So Much For Star Power

All right, Tom Cruise won. His Mission: Impossible II coasted to an easy victory in the summer box-office race, with $213 million in domestic grosses. Cruise did what movie stars are supposed to do: climb a rockface, save the girl and the world and, in the process, make a bundle for himself and his backers. But take a look at the runners-up, and you will find a few surprises--unpleasant ones, for an industry that pays dearly for celebrity wattage to attract customers. The return on star investment is falling like a dotcom stock. Hollywood bosses have to wonder: Have we entered the poststar era?

Consider that the top-billed players of the five films after M:I2 were, in descending order of earnings and ascending levels of incredulity, Russell Crowe (Gladiator, $182 million), George Clooney (The Perfect Storm, $174 million), Hugh Jackman (X-Men, $149 million), Shannon Elizabeth (Scary Movie, $147 million) and D.B. Sweeney (the voice of the iguanodon in Dinosaur, $134 million).

Except for an uneasy turn as the caped japester in 1997's Batman and Robin, Clooney hadn't got closer to a $100 million movie than the fifth row of the Beverly Center 13. Crowe and Jackman, those Australian-bred hunks of smoldering beefcake, may be headliners in the making, but they're not made yet. As for the other two--well, their parents must be very proud.

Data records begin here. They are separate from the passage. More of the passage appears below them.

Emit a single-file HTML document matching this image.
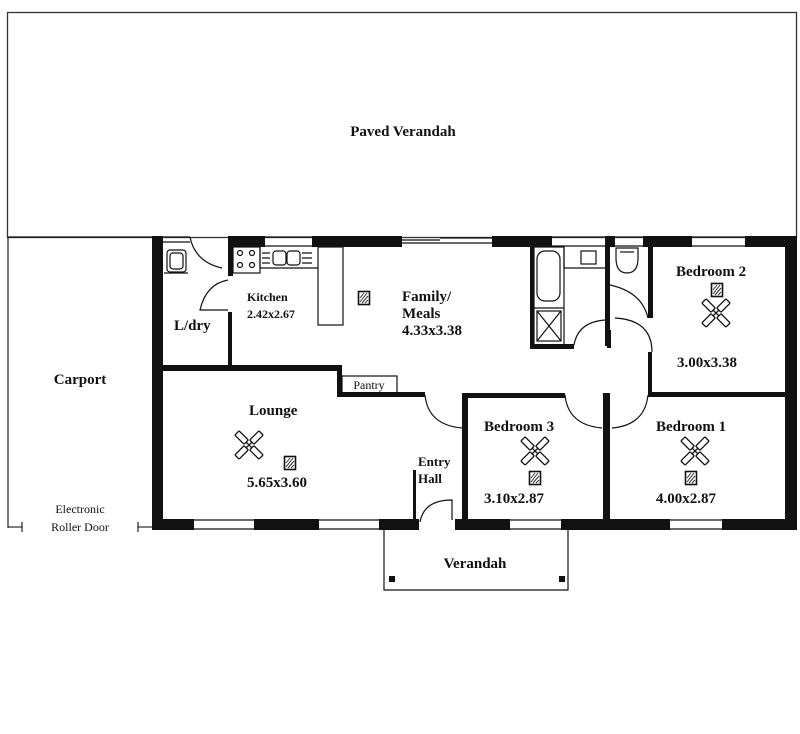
<!DOCTYPE html>
<html><head><meta charset="utf-8"><style>
html,body{margin:0;padding:0;background:#fff;}
svg{display:block;}
text{font-family:"Liberation Serif",serif;font-weight:bold;fill:#111;}
</style></head><body>
<svg width="800" height="734" viewBox="0 0 800 734" xmlns="http://www.w3.org/2000/svg">
<defs>
<g id="fan" stroke="#111" stroke-width="1.3" fill="#fff">
<g transform="rotate(45)"><rect x="-17" y="-3" width="13" height="6" rx="1"/><rect x="4" y="-3" width="13" height="6" rx="1"/><line x1="-4" y1="0" x2="4" y2="0"/></g>
<g transform="rotate(-45)"><rect x="-17" y="-3" width="13" height="6" rx="1"/><rect x="4" y="-3" width="13" height="6" rx="1"/><line x1="-4" y1="0" x2="4" y2="0"/></g>
</g>
<g id="sq"><rect x="-5.5" y="-6.5" width="11" height="13" fill="#fff" stroke="#111" stroke-width="1.6"/>
<path d="M-4 0 L0 -5 M-4 4 L3 -5 M-2 5 L4 -2 M1 5 L4 2" stroke="#333" stroke-width="1"/></g>
</defs>
<!-- paved verandah -->
<rect x="7.5" y="12.5" width="789" height="225" fill="none" stroke="#333" stroke-width="1.3"/>
<text x="403" y="136" font-size="15" text-anchor="middle">Paved Verandah</text>
<!-- carport -->
<line x1="8" y1="237" x2="8" y2="528" stroke="#333" stroke-width="1.3"/>
<text x="80" y="384" font-size="15" text-anchor="middle">Carport</text>
<text x="80" y="513" font-size="12" text-anchor="middle" style="font-weight:normal" fill="#333">Electronic</text>
<text x="80" y="531" font-size="12" text-anchor="middle" style="font-weight:normal" fill="#333">Roller Door</text>
<path d="M8 527 H22 M22 522 V532 M138 527 H152 M138 522 V532" stroke="#333" stroke-width="1.3"/>

<g fill="#111">
<!-- outer walls -->
<rect x="152" y="236" width="11" height="294"/>
<rect x="785" y="236" width="12" height="294"/>
<!-- top wall -->
<rect x="228" y="236" width="37" height="11"/>
<rect x="312" y="236" width="90" height="11"/>
<rect x="492" y="236" width="60" height="11"/>
<rect x="605" y="236" width="10" height="11"/>
<rect x="643" y="236" width="49" height="11"/>
<rect x="745" y="236" width="45" height="11"/>
<!-- bottom wall -->
<rect x="152" y="519" width="42" height="11"/>
<rect x="254" y="519" width="65" height="11"/>
<rect x="379" y="519" width="40" height="11"/>
<rect x="455" y="519" width="55" height="11"/>
<rect x="561" y="519" width="109" height="11"/>
<rect x="722" y="519" width="75" height="11"/>
<!-- interior walls -->
<rect x="162" y="365" width="180" height="6"/>
<rect x="337" y="365" width="5" height="32"/>
<rect x="337" y="392" width="88" height="5"/>
<rect x="228" y="246" width="5" height="30"/>
<rect x="228" y="312" width="4" height="55"/>
<rect x="462" y="393" width="6" height="128"/>
<rect x="462" y="393" width="103" height="5"/>
<rect x="603" y="393" width="7" height="128"/>
<rect x="603" y="393" width="7" height="0"/>
<rect x="648" y="392" width="140" height="5"/>
<rect x="413" y="470" width="3" height="50"/>
<rect x="530" y="246" width="4" height="103"/>
<rect x="530" y="344" width="44" height="5"/>
<rect x="605" y="246" width="5" height="100"/>
<rect x="607" y="330" width="4" height="18"/>
<rect x="648" y="246" width="5" height="72"/>
<rect x="648" y="352" width="4" height="42"/>
</g>
<g fill="none" stroke="#111" stroke-width="1.2">
<!-- thin top lines / windows -->
<path d="M8 237 H152"/>
<path d="M163 237 H190 M163 242 H190"/>
<path d="M265 237 H312 M265 246 H312"/>
<path d="M402 240 H440 M440 238 H492 M402 243 H492"/>
<path d="M552 237 H605 M552 246 H605 M615 237 H643 M615 246 H643 M692 237 H745 M692 246 H745"/>
<path d="M194 520 H254 M194 529 H254 M319 520 H379 M319 529 H379 M510 520 H561 M510 529 H561 M670 520 H722 M670 529 H722"/>
<!-- laundry tub -->
<rect x="167" y="250" width="19" height="22" rx="3"/><rect x="170" y="253" width="13" height="16" rx="3"/>
<path d="M164 273 H188"/>
<!-- laundry door -->
<path d="M190 237 Q195 262 222 268"/>
<path d="M228 280 Q206 284 200 310 H228"/>
<!-- kitchen -->
<rect x="233" y="247" width="27" height="26"/>
<circle cx="240" cy="253" r="2.5"/><circle cx="252" cy="253" r="2.5"/><circle cx="240" cy="265" r="2.5"/><circle cx="252" cy="265" r="2.5"/>
<path d="M260 247 V268 M260 268 H318"/>
<rect x="273" y="251" width="13" height="14" rx="3"/><rect x="287" y="251" width="13" height="14" rx="3"/>
<path d="M262 253 H270 M262 258 H270 M262 263 H270 M302 253 H312 M302 258 H312 M302 263 H312"/>
<rect x="318" y="247" width="25" height="78"/>
<!-- pantry -->
<rect x="342" y="376" width="55" height="17"/>
<!-- bathroom -->
<rect x="534" y="247" width="30" height="98"/>
<rect x="537" y="251" width="23" height="50" rx="8"/>
<path d="M534 308 H564 M537 311 L561 341 M561 311 L537 341"/>
<rect x="537" y="311" width="24" height="30"/>
<path d="M564 247 V268 H605"/><rect x="581" y="251" width="15" height="13"/>
<path d="M616 248 V258 Q616 273 627 273 Q638 273 638 258 V248 Z"/>
<path d="M620 252 H634"/>
<!-- hallway doors -->
<path d="M574 345 Q578 322 605 320"/>
<path d="M610 285 Q642 292 648 318"/>
<path d="M652 352 Q652 320 615 318"/>
<!-- lounge/hall door -->
<path d="M425 395 Q428 425 462 428"/>
<!-- bedroom3 door -->
<path d="M565 395 Q568 425 602 428"/>
<!-- bedroom1 door -->
<path d="M648 395 Q645 425 612 428"/>
<!-- entry door -->
<path d="M452 520 V500 Q424 500 420 522" />
<!-- verandah -->
<path d="M384 530 V590 H568 V530"/>
</g>
<rect x="389" y="576" width="6" height="6" fill="#111"/>
<rect x="559" y="576" width="6" height="6" fill="#111"/>

<!-- ceiling icons -->
<use href="#sq" x="364" y="298"/>
<use href="#sq" x="717" y="290"/>
<use href="#fan" x="716" y="313"/>
<use href="#fan" x="249" y="445"/>
<use href="#sq" x="290" y="463"/>
<use href="#fan" x="535" y="451"/>
<use href="#sq" x="535" y="478"/>
<use href="#fan" x="695" y="451"/>
<use href="#sq" x="691" y="478"/>

<!-- labels -->
<text x="247" y="301" font-size="12">Kitchen</text>
<text x="247" y="318" font-size="12">2.42x2.67</text>
<text x="174" y="330" font-size="15">L/dry</text>
<text x="402" y="301" font-size="15">Family/</text>
<text x="402" y="318" font-size="15">Meals</text>
<text x="402" y="335" font-size="15">4.33x3.38</text>
<text x="369" y="389" font-size="12" text-anchor="middle" style="font-weight:normal">Pantry</text>
<text x="676" y="276" font-size="15">Bedroom 2</text>
<text x="677" y="367" font-size="15">3.00x3.38</text>
<text x="249" y="415" font-size="15">Lounge</text>
<text x="247" y="487" font-size="15">5.65x3.60</text>
<text x="418" y="466" font-size="13">Entry</text>
<text x="418" y="483" font-size="13">Hall</text>
<text x="484" y="431" font-size="15">Bedroom 3</text>
<text x="484" y="503" font-size="15">3.10x2.87</text>
<text x="656" y="431" font-size="15">Bedroom 1</text>
<text x="656" y="503" font-size="15">4.00x2.87</text>
<text x="475" y="568" font-size="15" text-anchor="middle">Verandah</text>
</svg>
</body></html>
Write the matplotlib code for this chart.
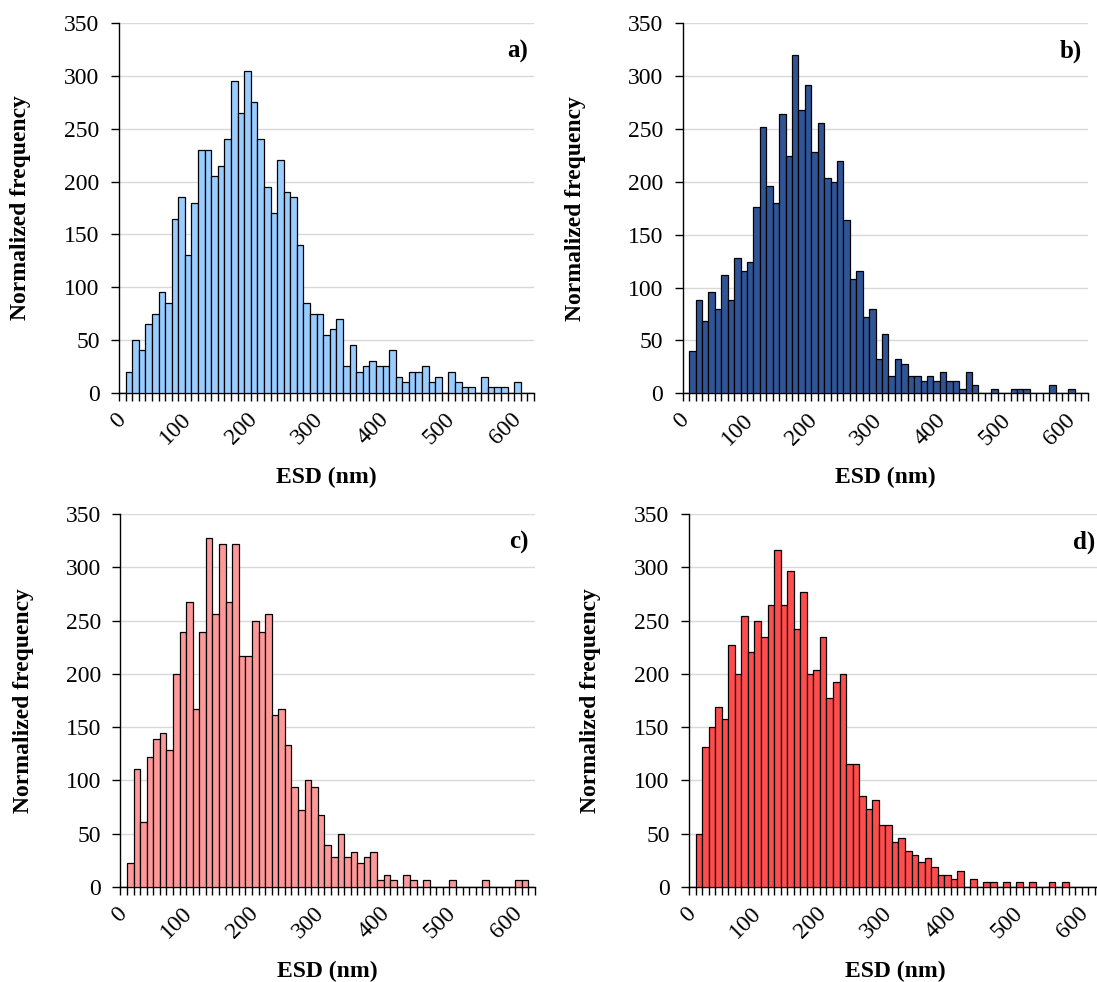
import numpy as np
import matplotlib
matplotlib.use("Agg")
import matplotlib.pyplot as plt

plt.rcParams['font.family'] = ['Liberation Serif', 'DejaVu Serif']

# ESD bins (nm), one category every 10 nm
bins = np.arange(0, 630, 10)
tick_labels = ['0', '100', '200', '300', '400', '500', '600']

# normalized frequencies
freq_a = [0, 20, 50, 40, 65, 75, 95, 85, 165, 185,
          130, 180, 230, 230, 205, 215, 240, 295, 265, 305,
          275, 240, 195, 170, 220, 190, 185, 140, 85, 75,
          75, 55, 60, 70, 25, 45, 20, 25, 30, 25,
          25, 40, 15, 10, 20, 20, 25, 10, 15, 0,
          20, 10, 5, 5, 0, 15, 5, 5, 5, 0,
          10, 0, 0]
freq_b = [0, 40, 88, 68, 96, 80, 112, 88, 128, 116,
          124, 176, 252, 196, 180, 264, 224, 320, 268, 292,
          228, 256, 204, 200, 220, 164, 108, 116, 72, 80,
          32, 56, 16, 32, 28, 16, 16, 12, 16, 12,
          20, 12, 12, 4, 20, 8, 0, 0, 4, 0,
          0, 4, 4, 4, 0, 0, 0, 8, 0, 0,
          4, 0, 0]
freq_c = [0, 22, 111, 61, 122, 139, 144, 128, 200, 239,
          267, 167, 239, 328, 256, 322, 267, 322, 217, 217,
          250, 239, 256, 161, 167, 133, 94, 72, 100, 94,
          67, 39, 28, 50, 28, 33, 22, 28, 33, 6,
          11, 6, 0, 11, 6, 0, 6, 0, 0, 0,
          6, 0, 0, 0, 0, 6, 0, 0, 0, 0,
          6, 6, 0]
freq_d = [0, 50, 131, 150, 169, 158, 227, 200, 254, 220,
          250, 235, 265, 316, 265, 297, 242, 277, 200, 204,
          235, 177, 192, 200, 115, 115, 85, 73, 81, 58,
          58, 42, 46, 34, 30, 23, 27, 19, 11, 11,
          7, 15, 0, 7, 0, 4, 4, 0, 4, 0,
          4, 0, 4, 0, 0, 4, 0, 4, 0, 0,
          0, 0, 0]

panels = [
    ('a)', freq_a, '#99CCFF', [0.1085, 0.6001, 0.3783, 0.3762], -0.212),
    ('b)', freq_b, '#2F5597', [0.6223, 0.5995, 0.3692, 0.3768], -0.239),
    ('c)', freq_c, '#FF9999', [0.1097, 0.0970, 0.3780, 0.3795], -0.208),
    ('d)', freq_d, '#FF4D4D', [0.6281, 0.0970, 0.3758, 0.3795], -0.214),
]

fig = plt.figure(figsize=(10.97, 9.82), dpi=100)

for tag, freq, color, rect, ylab_x in panels:
    ax = fig.add_axes(rect)
    x = np.arange(len(bins))
    ax.bar(x, freq, width=1.0, color=color, edgecolor='black', linewidth=0.9, zorder=3)

    ax.set_xlim(-0.5, len(bins) - 0.5)
    ax.set_ylim(0, 350)
    ax.set_yticks(np.arange(0, 351, 50))
    ax.yaxis.grid(True, color='#D9D9D9', linewidth=1, zorder=0)
    ax.set_axisbelow(True)

    # labels every 100 nm, tick marks between every category
    ax.set_xticks(x[::10])
    ax.set_xticklabels(tick_labels, rotation=45, ha='right', va='center',
                       rotation_mode='anchor', fontsize=17)
    ax.set_xticks(np.arange(-0.5, len(bins), 1), minor=True)
    ax.tick_params(axis='x', which='major', length=0, pad=17)
    ax.tick_params(axis='x', which='minor', length=6, width=1, direction='out')
    ax.tick_params(axis='y', length=6, width=1, direction='out', pad=8, labelsize=17)

    for s in ['top', 'right']:
        ax.spines[s].set_visible(False)
    ax.spines['left'].set_linewidth(1)
    ax.spines['bottom'].set_linewidth(1)

    ax.set_ylabel('Normalized frequency', fontsize=17, fontweight='bold')
    ax.yaxis.set_label_coords(ylab_x, 0.5)
    ax.set_xlabel('ESD (nm)', fontsize=17, fontweight='bold')
    ax.xaxis.set_label_coords(0.5, -0.2)

    ax.text(0.985, 0.925, tag, transform=ax.transAxes, ha='right', va='center',
            fontsize=18, fontweight='bold')

plt.savefig('out.png', dpi=100)
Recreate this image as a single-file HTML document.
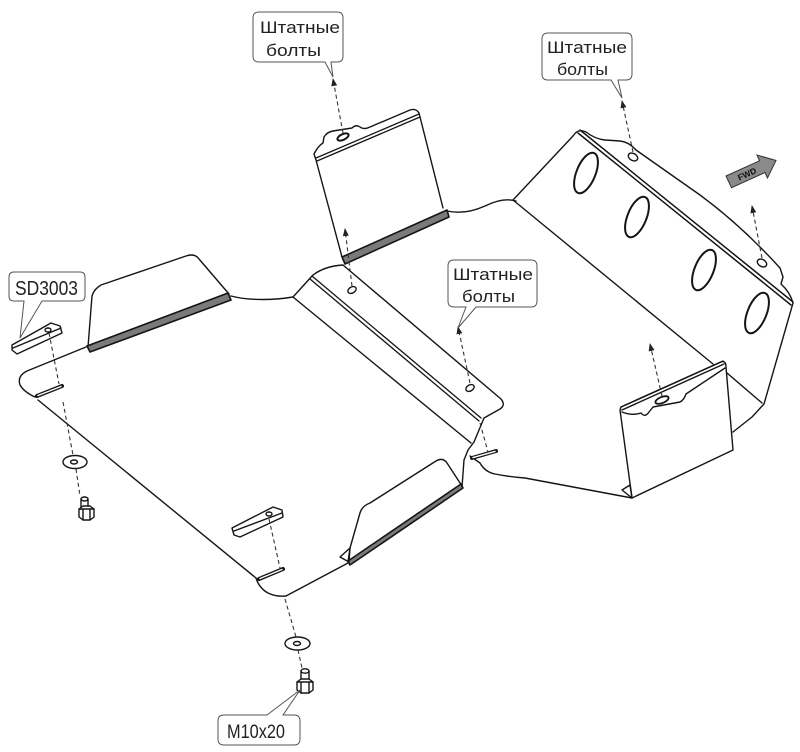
<!DOCTYPE html>
<html><head><meta charset="utf-8"><style>
html,body{margin:0;padding:0;background:#fff;}
svg{display:block;}
text{font-family:"Liberation Sans","DejaVu Sans",sans-serif;fill:#222;}
</style></head><body>
<svg width="800" height="752" viewBox="0 0 800 752" xmlns="http://www.w3.org/2000/svg">
<defs>
<marker id="ah" markerUnits="userSpaceOnUse" markerWidth="8" markerHeight="6" refX="7" refY="3" orient="auto">
<path d="M0,0 L8,3 L0,6 Z" fill="#222"/>
</marker>
</defs>
<rect width="800" height="752" fill="#fff"/>

<g fill="none" stroke="#151515" stroke-width="1.4" stroke-linejoin="round" stroke-linecap="round">
<!-- LEFT PLATE -->
<path d="M86,347 L27,371 Q17,376 20,385 Q24,392 35,397"/>
<path d="M38,400 L256,578 Q259,588 268,593 Q276,597 286,596 L348,563"/>
<line x1="37" y1="396" x2="62" y2="386" stroke-width="4"/>
<line x1="38" y1="395.5" x2="61" y2="386.5" stroke="#fff" stroke-width="1.4"/>
<line x1="259" y1="579" x2="283" y2="569" stroke-width="4"/>
<line x1="260" y1="578.5" x2="282" y2="569.5" stroke="#fff" stroke-width="1.4"/>

<!-- top-left flap -->
<path d="M88,347 L92,296 Q94,289 101,285 L186,256 Q195,253 199,259 L229,294"/>
<polygon points="87,346 228,293 231,300 90,352" fill="#7a7a7a" stroke-width="1.6"/>

<!-- flange -->
<path d="M231,296 C250,301 275,300 293,297 L313,275 Q325,266 343,265 L501,399 Q506,405 500,409 L484,418 L474,442 L468,450 L464,460 L462,487"/>
<path d="M293,297 L471,443"/>
<line x1="312" y1="276" x2="481" y2="418" stroke-width="1.3"/>
<line x1="310" y1="279" x2="479" y2="421" stroke-width="1.3"/>
<ellipse cx="352" cy="290" rx="4.5" ry="3" transform="rotate(-30 352 290)"/>
<ellipse cx="470" cy="388" rx="4.5" ry="3" transform="rotate(-30 470 388)"/>

<!-- lower-right flap of left plate -->
<path d="M348,562 L350,548 L360,513 Q362,506 370,503 L436,461 Q443,457 447,463 L462,486"/>
<polygon points="348,561 461,484 463,488 350,565" fill="#7a7a7a" stroke-width="1.6"/>
<path d="M340,557 L350,548 L349,562 Z"/>

<!-- REAR WALL -->
<path d="M342,257 L316,160 L314,154 Q318,146 323,143 L324,137 Q327,132 333,131 L352,128 Q356,124 360,127 Q364,130 370,127 L410,110 Q416,108 419,113 L443,208" fill="#fff"/>
<line x1="316" y1="158" x2="419" y2="114" stroke-width="1.3"/>
<line x1="317" y1="161" x2="420" y2="117" stroke-width="1.3"/>
<polygon points="342,257 447,210 449,217 345,264" fill="#7a7a7a" stroke-width="1.6"/>
<ellipse cx="343" cy="137" rx="6" ry="2.8" transform="rotate(-25 343 137)" stroke-width="2"/>

<!-- RIGHT PLATE -->
<path d="M447,211 Q465,215 485,206 Q503,197 516,201"/>
<path d="M513,200 L573,136 Q578,128 586,132 Q595,139 605,140 L620,141 Q629,142 636,150 L700,195 Q742,226 780,268 L783,277 L781,284 Q790,292 793,303 L764,404 L752,417 L733,432"/>
<line x1="513" y1="200" x2="713" y2="364"/>
<line x1="727" y1="373" x2="762" y2="403"/>
<line x1="580" y1="130" x2="793" y2="302" stroke-width="1.5"/>
<line x1="578" y1="133" x2="791" y2="305" stroke-width="1.5"/>
<ellipse cx="633" cy="157" rx="5" ry="3.5" transform="rotate(30 633 157)"/>
<ellipse cx="762" cy="263" rx="5" ry="3.5" transform="rotate(30 762 263)"/>
<g stroke-width="2">
<ellipse cx="586" cy="173" rx="9.5" ry="21.5" transform="rotate(22 586 173)"/>
<ellipse cx="637" cy="217" rx="9.5" ry="21.5" transform="rotate(22 637 217)"/>
<ellipse cx="704" cy="270" rx="9.5" ry="21.5" transform="rotate(22 704 270)"/>
<ellipse cx="757" cy="313" rx="9.5" ry="21.5" transform="rotate(22 757 313)"/>
</g>

<!-- front wall -->
<path d="M620,410 L632,498 L733,450 L726,367 Q726,360 721,362 L621,407 Z" fill="#fff"/>
<path d="M622,412 Q632,416 641,413 Q645,418 649,412 L653,407 L680,402 Q684,400 686,394 L725,368"/>
<line x1="621" y1="407" x2="723" y2="361" stroke-width="1.4"/>
<line x1="622" y1="410" x2="724" y2="364" stroke-width="1.4"/>
<path d="M622,490 L632,498 L630,485 Z"/>
<ellipse cx="662" cy="400" rx="7" ry="3" transform="rotate(-22 662 400)" stroke-width="1.8"/>

<!-- right plate bottom -->
<path d="M470,456 L480,463 Q485,472 495,474 Q510,477 525,478 L632,498"/>
<line x1="472" y1="458" x2="496" y2="451" stroke-width="4"/>
<line x1="473" y1="457.6" x2="495" y2="451.4" stroke="#fff" stroke-width="1.4"/>

<!-- STRIPS -->
<polygon points="12,345 51,323 60,326 62,333 17,354 12,350" fill="#fff"/>
<line x1="13" y1="348" x2="61" y2="328"/>
<ellipse cx="48" cy="330" rx="3" ry="2"/>
<polygon points="232,528 273,507 282,510 283,517 240,537 234,535" fill="#fff"/>
<line x1="234" y1="531" x2="282" y2="513"/>
<ellipse cx="269" cy="514" rx="3" ry="2"/>

<!-- WASHERS -->
<ellipse cx="75" cy="462" rx="12" ry="6.5" fill="#fff"/>
<ellipse cx="74" cy="462" rx="3.5" ry="2"/>
<ellipse cx="297.5" cy="643.5" rx="12.5" ry="6.5" fill="#fff"/>
<ellipse cx="297" cy="643.5" rx="3.5" ry="2"/>

<!-- BOLTS -->
<path d="M81,499 L81,507 M88,499 L88,507"/>
<ellipse cx="84.5" cy="499" rx="3.5" ry="2"/>
<path d="M79,509 L83,506 L90,506 L94,509 L94,517 L90,520 L83,520 L79,517 Z" fill="#fff"/>
<path d="M79,509 L94,509 M83,509 L83,520 M90,509 L90,520"/>
<path d="M301,671 L301,680 M309,671 L309,680"/>
<ellipse cx="305" cy="671" rx="4" ry="2.2"/>
<path d="M297,682 L301,679 L309,679 L313,682 L313,690 L309,693 L301,693 L297,690 Z" fill="#fff"/>
<path d="M297,682 L313,682 M301,682 L301,693 M309,682 L309,693"/>
</g>

<!-- DASHED LINES -->
<g fill="none" stroke="#333" stroke-width="1.1" stroke-dasharray="4 3">
<line x1="343" y1="133" x2="333" y2="79" marker-end="url(#ah)"/>
<line x1="352" y1="286" x2="345" y2="229" marker-end="url(#ah)"/>
<line x1="470" y1="383" x2="458" y2="327" marker-end="url(#ah)"/>
<line x1="633" y1="152" x2="622" y2="101" marker-end="url(#ah)"/>
<line x1="762" y1="258" x2="752" y2="206" marker-end="url(#ah)"/>
<line x1="662" y1="396" x2="650" y2="344" marker-end="url(#ah)"/>
<line x1="49" y1="333" x2="59" y2="384"/>
<line x1="63" y1="402" x2="73" y2="455"/>
<line x1="76" y1="469" x2="80" y2="496"/>
<line x1="269" y1="519" x2="280" y2="568"/>
<line x1="285" y1="599" x2="296" y2="637"/>
<line x1="298" y1="650" x2="302" y2="668"/>
<line x1="480" y1="423" x2="488" y2="452"/>
</g>

<!-- FWD arrow -->
<polygon points="726,176 759.5,160.8 757,155 776,160.5 767.5,178 765,172.5 731.5,187.7" fill="#8a8a8a" stroke="#333" stroke-width="1"/>
<text x="747" y="177" font-size="8.5" font-weight="bold" text-anchor="middle" transform="rotate(-24.5 747 174)" style="fill:#111">FWD</text>

<!-- LABEL BUBBLES -->
<g fill="#fff" stroke="#555" stroke-width="1">
<path d="M259,12 H337 Q343,12 343,18 V56 Q343,62 337,62 H331 L333,77 L325,62 H259 Q253,62 253,56 V18 Q253,12 259,12 Z"/>
<path d="M548,33 H626 Q632,33 632,39 V74 Q632,80 626,80 H618 L622,98 L611,80 H548 Q542,80 542,74 V39 Q542,33 548,33 Z"/>
<path d="M454,260 H531 Q537,260 537,266 V301 Q537,307 531,307 H476 L458,328 L466,307 H454 Q448,307 448,301 V266 Q448,260 454,260 Z"/>
<path d="M14,272 H80 Q85,272 85,277 V296 Q85,301 80,301 H42 L20,338 L24,301 H14 Q9,301 9,296 V277 Q9,272 14,272 Z"/>
<path d="M224,715 H267 L300,690 L283,715 H294 Q300,715 300,721 V739 Q300,745 294,745 H224 Q218,745 218,739 V721 Q218,715 224,715 Z"/>
</g>

<g font-size="17">
<text x="260" y="33" textLength="80" lengthAdjust="spacingAndGlyphs">Штатные</text>
<text x="266" y="56" textLength="55" lengthAdjust="spacingAndGlyphs">болты</text>
<text x="547" y="53" textLength="80" lengthAdjust="spacingAndGlyphs">Штатные</text>
<text x="557" y="75" textLength="51" lengthAdjust="spacingAndGlyphs">болты</text>
<text x="453" y="280" textLength="80" lengthAdjust="spacingAndGlyphs">Штатные</text>
<text x="462" y="302" textLength="53" lengthAdjust="spacingAndGlyphs">болты</text>
</g>
<text x="15" y="295" font-size="20" textLength="63" lengthAdjust="spacingAndGlyphs">SD3003</text>
<text x="227" y="738" font-size="19" textLength="58" lengthAdjust="spacingAndGlyphs">M10x20</text>
</svg>
</body></html>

The golden rules of summer blockbusting are to have an old-fashioned star or to make a sequel to a popular movie. Five of this season's six top-grossing films broke the rules. In summer 2000, the genre was the star: toga epic, Twister at sea, comic-book heroism, a Scream ream and a cutesy Jurassic Park. Moviegoers were in the mood for unofficial remakes--familiar formulas with less famous faces. As CBS's Survivor took 16 nobodies and turned them into summer celebrities, Hollywood made big bucks with the B Team.

A glance at the 18 films of the past 12 months earning more than $100 million reinforces the who's-in-it? who-cares? trend. Only six, besides M:I2, had front-line performers: Tom Hanks in The Green Mile and (we're being generous) Toy Story 2, Harrison Ford in What Lies Beneath, Julia Roberts in Erin Brockovich, Mel Gibson in The Patriot and Eddie Murphy in Nutty Professor II: The Klumps. The other winners connected with audiences' fondness for old franchises (the James Bond The World Is Not Enough), twisted family dramas (American Beauty, Double Jeopardy), barnyard critters (Stuart Little, Chicken Run) and black comics dolled up as fat women (Big Momma's House). Moreover, the films without top names usually cost a lot less to make, so the back end was bigger--and not just Big Momma's.

The trend has been building for a few years, since Scream (1996) indicated that cheesy teenpix could cross the $100 million hurdle. Last summer's American Pie and The Blair Witch Project accelerated the no-star momentum. The town's easiest profits come from cheap movies with low aspirations and performers who look as if they'd just been kidnapped from the junior prom. Meanwhile, a platinum-card holder like Jim Carrey stumbles slightly with Me, Myself & Irene ($89 million) and pratfalls with Man on the Moon ($35 million). Last August, Bruce Willis rode a big winner in The Sixth Sense (nearly $300 million); in September he couldn't attract flies with Breakfast of Champions (less than $200,000!).